_Data listing_
══════════════════════════════
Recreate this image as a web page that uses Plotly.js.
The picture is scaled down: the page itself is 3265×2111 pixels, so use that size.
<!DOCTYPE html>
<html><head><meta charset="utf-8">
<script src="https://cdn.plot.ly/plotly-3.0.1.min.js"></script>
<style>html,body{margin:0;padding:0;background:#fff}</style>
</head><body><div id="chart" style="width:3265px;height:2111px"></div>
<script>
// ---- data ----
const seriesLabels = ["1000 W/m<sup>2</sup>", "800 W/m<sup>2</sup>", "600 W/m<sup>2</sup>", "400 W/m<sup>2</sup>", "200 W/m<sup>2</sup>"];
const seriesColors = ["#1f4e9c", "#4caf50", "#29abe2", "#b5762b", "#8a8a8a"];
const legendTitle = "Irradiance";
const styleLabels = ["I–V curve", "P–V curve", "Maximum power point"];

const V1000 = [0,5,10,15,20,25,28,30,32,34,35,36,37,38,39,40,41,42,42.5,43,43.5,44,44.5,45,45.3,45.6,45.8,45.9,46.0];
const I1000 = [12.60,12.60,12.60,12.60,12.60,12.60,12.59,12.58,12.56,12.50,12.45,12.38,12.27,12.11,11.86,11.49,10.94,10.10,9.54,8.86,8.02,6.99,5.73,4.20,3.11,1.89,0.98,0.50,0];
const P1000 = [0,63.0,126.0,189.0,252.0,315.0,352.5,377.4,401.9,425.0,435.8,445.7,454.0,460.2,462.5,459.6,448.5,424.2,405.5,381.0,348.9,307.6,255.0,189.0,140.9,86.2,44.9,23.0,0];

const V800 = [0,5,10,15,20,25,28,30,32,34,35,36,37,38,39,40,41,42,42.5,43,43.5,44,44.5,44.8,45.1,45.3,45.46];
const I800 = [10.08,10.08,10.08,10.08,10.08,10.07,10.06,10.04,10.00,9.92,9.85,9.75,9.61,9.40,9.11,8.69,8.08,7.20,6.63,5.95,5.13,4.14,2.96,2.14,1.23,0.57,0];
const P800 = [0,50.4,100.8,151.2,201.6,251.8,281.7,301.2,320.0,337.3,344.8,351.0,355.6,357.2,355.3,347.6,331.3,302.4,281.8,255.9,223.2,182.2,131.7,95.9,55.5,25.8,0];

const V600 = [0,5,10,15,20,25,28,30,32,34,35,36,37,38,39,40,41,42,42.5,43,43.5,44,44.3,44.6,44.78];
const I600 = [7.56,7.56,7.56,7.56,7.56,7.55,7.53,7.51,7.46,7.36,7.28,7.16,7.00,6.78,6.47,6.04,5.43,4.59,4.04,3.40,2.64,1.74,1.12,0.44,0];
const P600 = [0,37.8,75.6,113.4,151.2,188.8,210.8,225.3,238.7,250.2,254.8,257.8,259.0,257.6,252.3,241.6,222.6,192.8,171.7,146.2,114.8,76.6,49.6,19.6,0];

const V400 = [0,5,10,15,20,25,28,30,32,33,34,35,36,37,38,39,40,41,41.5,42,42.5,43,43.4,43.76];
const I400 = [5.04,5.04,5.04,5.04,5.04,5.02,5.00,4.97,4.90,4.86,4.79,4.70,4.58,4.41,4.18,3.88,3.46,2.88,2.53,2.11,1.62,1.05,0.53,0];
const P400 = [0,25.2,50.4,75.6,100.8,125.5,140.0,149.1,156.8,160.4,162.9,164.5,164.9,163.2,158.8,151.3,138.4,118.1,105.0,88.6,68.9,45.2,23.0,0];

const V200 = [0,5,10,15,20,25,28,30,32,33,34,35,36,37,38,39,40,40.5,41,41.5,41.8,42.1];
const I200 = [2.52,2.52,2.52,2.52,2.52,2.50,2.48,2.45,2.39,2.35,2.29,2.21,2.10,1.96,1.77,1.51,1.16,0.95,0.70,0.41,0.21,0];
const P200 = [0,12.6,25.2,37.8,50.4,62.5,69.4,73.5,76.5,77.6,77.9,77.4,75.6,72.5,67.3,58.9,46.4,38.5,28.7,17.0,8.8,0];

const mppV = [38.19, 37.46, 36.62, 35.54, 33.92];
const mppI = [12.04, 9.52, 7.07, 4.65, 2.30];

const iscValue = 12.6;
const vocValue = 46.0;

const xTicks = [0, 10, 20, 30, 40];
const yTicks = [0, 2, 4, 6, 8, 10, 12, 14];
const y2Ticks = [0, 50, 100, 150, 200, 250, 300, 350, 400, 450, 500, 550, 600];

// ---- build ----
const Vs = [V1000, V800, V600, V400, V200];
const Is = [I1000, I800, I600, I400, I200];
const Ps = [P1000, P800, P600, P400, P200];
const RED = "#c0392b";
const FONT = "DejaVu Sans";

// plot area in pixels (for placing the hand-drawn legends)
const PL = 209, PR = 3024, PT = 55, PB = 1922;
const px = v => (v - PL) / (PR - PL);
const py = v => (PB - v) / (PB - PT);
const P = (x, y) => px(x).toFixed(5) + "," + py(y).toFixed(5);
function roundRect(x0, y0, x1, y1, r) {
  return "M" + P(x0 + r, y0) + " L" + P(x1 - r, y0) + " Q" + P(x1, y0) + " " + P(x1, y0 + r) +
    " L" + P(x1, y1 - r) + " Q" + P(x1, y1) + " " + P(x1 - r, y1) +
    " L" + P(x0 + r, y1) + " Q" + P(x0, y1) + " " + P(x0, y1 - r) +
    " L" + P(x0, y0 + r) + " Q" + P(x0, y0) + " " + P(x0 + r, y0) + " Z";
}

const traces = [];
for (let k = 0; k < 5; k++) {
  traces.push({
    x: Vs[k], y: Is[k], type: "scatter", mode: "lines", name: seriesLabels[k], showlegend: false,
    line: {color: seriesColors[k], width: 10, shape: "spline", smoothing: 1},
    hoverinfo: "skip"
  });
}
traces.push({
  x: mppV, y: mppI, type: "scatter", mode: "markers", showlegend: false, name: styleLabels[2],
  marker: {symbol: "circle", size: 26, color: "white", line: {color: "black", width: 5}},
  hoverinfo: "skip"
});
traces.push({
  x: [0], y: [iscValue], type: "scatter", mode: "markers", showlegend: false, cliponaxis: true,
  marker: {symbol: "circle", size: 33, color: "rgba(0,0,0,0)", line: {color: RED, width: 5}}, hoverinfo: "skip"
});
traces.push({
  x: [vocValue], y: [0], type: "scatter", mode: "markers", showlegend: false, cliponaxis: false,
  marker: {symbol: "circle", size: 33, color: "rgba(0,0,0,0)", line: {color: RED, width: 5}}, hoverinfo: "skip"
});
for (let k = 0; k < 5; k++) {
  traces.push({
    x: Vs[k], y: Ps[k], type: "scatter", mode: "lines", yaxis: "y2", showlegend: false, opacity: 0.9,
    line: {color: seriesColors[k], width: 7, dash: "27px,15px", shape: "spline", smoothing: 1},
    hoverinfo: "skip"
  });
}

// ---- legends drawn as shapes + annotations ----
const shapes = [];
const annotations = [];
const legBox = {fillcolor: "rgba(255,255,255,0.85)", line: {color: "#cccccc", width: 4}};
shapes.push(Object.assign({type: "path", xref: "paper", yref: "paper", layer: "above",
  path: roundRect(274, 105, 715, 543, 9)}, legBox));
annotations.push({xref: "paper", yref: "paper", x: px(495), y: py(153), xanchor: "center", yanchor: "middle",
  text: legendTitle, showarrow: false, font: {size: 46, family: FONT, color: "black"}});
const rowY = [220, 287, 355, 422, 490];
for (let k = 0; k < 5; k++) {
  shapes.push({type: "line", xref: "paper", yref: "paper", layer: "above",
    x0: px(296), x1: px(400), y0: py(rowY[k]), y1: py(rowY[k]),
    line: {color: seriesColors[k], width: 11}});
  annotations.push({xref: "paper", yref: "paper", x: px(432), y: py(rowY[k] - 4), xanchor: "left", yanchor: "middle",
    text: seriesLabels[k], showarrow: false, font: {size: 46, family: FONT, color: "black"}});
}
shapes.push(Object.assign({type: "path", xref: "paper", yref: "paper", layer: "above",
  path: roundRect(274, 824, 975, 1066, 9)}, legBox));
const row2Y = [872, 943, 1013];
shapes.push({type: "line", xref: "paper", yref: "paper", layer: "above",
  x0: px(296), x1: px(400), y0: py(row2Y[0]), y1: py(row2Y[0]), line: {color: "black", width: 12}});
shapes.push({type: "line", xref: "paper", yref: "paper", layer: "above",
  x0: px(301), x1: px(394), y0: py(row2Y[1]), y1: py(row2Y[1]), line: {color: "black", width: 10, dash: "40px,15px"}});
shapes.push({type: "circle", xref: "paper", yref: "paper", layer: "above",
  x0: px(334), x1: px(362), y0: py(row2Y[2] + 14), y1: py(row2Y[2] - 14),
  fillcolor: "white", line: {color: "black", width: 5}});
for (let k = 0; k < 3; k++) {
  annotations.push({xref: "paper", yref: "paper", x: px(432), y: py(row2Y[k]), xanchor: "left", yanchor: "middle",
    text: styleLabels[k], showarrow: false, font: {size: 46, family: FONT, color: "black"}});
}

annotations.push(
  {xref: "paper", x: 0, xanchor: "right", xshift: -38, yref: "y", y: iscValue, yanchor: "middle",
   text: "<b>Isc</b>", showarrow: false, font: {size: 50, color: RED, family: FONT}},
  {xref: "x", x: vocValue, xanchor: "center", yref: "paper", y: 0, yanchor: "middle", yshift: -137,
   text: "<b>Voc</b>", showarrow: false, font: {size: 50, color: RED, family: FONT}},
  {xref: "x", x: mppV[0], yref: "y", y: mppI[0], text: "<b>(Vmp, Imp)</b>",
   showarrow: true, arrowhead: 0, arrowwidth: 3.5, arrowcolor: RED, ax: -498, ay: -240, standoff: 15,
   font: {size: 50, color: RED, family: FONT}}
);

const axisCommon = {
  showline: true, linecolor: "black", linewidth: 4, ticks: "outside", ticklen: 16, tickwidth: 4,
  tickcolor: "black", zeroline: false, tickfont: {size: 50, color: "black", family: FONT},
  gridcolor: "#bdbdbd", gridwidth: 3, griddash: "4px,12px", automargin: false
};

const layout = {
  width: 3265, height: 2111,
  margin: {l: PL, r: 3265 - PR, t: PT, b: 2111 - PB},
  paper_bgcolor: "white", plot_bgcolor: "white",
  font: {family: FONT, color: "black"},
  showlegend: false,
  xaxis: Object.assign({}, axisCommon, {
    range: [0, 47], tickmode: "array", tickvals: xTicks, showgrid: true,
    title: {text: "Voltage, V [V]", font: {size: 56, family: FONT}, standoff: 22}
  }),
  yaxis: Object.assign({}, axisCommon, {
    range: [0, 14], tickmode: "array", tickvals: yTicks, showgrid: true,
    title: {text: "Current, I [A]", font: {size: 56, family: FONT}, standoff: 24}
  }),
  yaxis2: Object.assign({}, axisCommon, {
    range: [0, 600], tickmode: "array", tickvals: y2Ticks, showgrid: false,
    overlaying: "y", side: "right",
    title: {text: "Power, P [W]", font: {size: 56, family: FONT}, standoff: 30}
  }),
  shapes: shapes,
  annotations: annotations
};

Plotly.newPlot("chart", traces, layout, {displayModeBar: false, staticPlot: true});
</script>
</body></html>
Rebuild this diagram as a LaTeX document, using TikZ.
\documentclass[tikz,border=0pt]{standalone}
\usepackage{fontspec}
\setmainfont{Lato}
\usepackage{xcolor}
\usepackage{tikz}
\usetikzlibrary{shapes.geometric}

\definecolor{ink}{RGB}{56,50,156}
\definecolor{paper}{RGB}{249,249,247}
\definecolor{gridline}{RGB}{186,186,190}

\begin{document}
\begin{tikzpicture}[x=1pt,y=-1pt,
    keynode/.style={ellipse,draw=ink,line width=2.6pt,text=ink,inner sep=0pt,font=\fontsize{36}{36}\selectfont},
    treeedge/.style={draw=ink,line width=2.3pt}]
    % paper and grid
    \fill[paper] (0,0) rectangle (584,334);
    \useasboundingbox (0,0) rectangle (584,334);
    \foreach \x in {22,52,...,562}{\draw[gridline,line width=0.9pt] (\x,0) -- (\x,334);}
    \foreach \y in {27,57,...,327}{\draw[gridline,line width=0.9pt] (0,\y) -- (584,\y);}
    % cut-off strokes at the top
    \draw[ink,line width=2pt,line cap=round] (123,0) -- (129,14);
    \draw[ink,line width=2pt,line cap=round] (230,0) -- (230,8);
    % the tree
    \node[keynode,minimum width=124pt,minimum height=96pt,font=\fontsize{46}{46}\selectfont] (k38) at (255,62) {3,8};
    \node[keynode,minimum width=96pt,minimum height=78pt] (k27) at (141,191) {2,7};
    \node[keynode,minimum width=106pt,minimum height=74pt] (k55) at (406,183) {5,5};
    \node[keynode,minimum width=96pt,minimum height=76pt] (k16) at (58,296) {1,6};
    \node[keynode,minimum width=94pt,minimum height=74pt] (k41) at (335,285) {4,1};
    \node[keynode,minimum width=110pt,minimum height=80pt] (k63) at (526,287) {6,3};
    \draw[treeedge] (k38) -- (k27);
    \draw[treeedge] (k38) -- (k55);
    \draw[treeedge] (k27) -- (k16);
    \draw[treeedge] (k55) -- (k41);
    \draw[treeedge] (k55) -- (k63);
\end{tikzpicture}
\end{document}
══════════════════════════════
_Exercise directions_
Reproduce exactly the lines from the one containing "Rebuild this diagram" through the last line of the records above, including both, and nothing else.

_Exercise solution_
Rebuild this diagram as a LaTeX document, using TikZ.
\documentclass[tikz,border=0pt]{standalone}
\usepackage{fontspec}
\setmainfont{Lato}
\usepackage{xcolor}
\usepackage{tikz}
\usetikzlibrary{shapes.geometric}

\definecolor{ink}{RGB}{56,50,156}
\definecolor{paper}{RGB}{249,249,247}
\definecolor{gridline}{RGB}{186,186,190}

\begin{document}
\begin{tikzpicture}[x=1pt,y=-1pt,
    keynode/.style={ellipse,draw=ink,line width=2.6pt,text=ink,inner sep=0pt,font=\fontsize{36}{36}\selectfont},
    treeedge/.style={draw=ink,line width=2.3pt}]
    % paper and grid
    \fill[paper] (0,0) rectangle (584,334);
    \useasboundingbox (0,0) rectangle (584,334);
    \foreach \x in {22,52,...,562}{\draw[gridline,line width=0.9pt] (\x,0) -- (\x,334);}
    \foreach \y in {27,57,...,327}{\draw[gridline,line width=0.9pt] (0,\y) -- (584,\y);}
    % cut-off strokes at the top
    \draw[ink,line width=2pt,line cap=round] (123,0) -- (129,14);
    \draw[ink,line width=2pt,line cap=round] (230,0) -- (230,8);
    % the tree
    \node[keynode,minimum width=124pt,minimum height=96pt,font=\fontsize{46}{46}\selectfont] (k38) at (255,62) {3,8};
    \node[keynode,minimum width=96pt,minimum height=78pt] (k27) at (141,191) {2,7};
    \node[keynode,minimum width=106pt,minimum height=74pt] (k55) at (406,183) {5,5};
    \node[keynode,minimum width=96pt,minimum height=76pt] (k16) at (58,296) {1,6};
    \node[keynode,minimum width=94pt,minimum height=74pt] (k41) at (335,285) {4,1};
    \node[keynode,minimum width=110pt,minimum height=80pt] (k63) at (526,287) {6,3};
    \draw[treeedge] (k38) -- (k27);
    \draw[treeedge] (k38) -- (k55);
    \draw[treeedge] (k27) -- (k16);
    \draw[treeedge] (k55) -- (k41);
    \draw[treeedge] (k55) -- (k63);
\end{tikzpicture}
\end{document}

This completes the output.